> **Given task**
Output the material beneath this task exactly, images excluded.

> **Data**
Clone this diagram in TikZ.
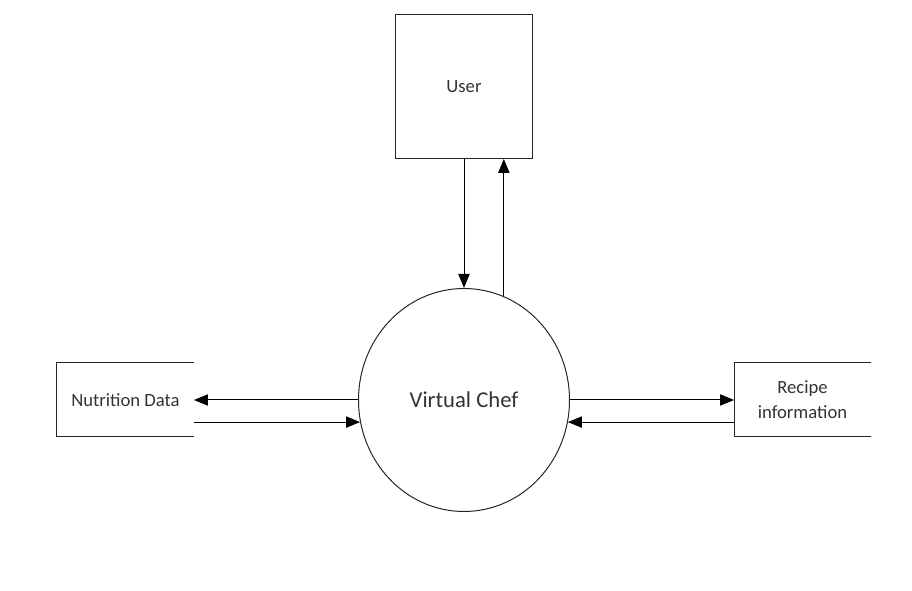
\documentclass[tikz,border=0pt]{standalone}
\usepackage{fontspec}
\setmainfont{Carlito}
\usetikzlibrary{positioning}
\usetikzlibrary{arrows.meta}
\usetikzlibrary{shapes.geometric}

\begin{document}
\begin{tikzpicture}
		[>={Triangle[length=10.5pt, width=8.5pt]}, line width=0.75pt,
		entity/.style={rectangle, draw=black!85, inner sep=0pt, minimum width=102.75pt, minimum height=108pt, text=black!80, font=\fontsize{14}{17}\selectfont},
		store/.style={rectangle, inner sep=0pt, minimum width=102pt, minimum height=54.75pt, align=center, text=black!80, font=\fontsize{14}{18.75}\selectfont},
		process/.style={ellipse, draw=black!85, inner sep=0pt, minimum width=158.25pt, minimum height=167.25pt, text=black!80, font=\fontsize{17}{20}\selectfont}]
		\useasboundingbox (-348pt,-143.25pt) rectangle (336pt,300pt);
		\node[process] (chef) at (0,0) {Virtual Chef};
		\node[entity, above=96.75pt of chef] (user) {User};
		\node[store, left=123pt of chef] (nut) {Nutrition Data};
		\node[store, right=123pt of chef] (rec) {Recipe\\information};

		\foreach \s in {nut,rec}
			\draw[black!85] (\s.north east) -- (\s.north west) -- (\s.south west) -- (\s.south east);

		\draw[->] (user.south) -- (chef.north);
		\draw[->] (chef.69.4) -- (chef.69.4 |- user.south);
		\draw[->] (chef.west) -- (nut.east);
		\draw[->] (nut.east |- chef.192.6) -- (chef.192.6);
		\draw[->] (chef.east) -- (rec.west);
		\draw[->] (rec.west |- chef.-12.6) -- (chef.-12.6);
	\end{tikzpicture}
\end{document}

> **Output of the task**
Clone this diagram in TikZ.
\documentclass[tikz,border=0pt]{standalone}
\usepackage{fontspec}
\setmainfont{Carlito}
\usetikzlibrary{positioning}
\usetikzlibrary{arrows.meta}
\usetikzlibrary{shapes.geometric}

\begin{document}
\begin{tikzpicture}
		[>={Triangle[length=10.5pt, width=8.5pt]}, line width=0.75pt,
		entity/.style={rectangle, draw=black!85, inner sep=0pt, minimum width=102.75pt, minimum height=108pt, text=black!80, font=\fontsize{14}{17}\selectfont},
		store/.style={rectangle, inner sep=0pt, minimum width=102pt, minimum height=54.75pt, align=center, text=black!80, font=\fontsize{14}{18.75}\selectfont},
		process/.style={ellipse, draw=black!85, inner sep=0pt, minimum width=158.25pt, minimum height=167.25pt, text=black!80, font=\fontsize{17}{20}\selectfont}]
		\useasboundingbox (-348pt,-143.25pt) rectangle (336pt,300pt);
		\node[process] (chef) at (0,0) {Virtual Chef};
		\node[entity, above=96.75pt of chef] (user) {User};
		\node[store, left=123pt of chef] (nut) {Nutrition Data};
		\node[store, right=123pt of chef] (rec) {Recipe\\information};

		\foreach \s in {nut,rec}
			\draw[black!85] (\s.north east) -- (\s.north west) -- (\s.south west) -- (\s.south east);

		\draw[->] (user.south) -- (chef.north);
		\draw[->] (chef.69.4) -- (chef.69.4 |- user.south);
		\draw[->] (chef.west) -- (nut.east);
		\draw[->] (nut.east |- chef.192.6) -- (chef.192.6);
		\draw[->] (chef.east) -- (rec.west);
		\draw[->] (rec.west |- chef.-12.6) -- (chef.-12.6);
	\end{tikzpicture}
\end{document}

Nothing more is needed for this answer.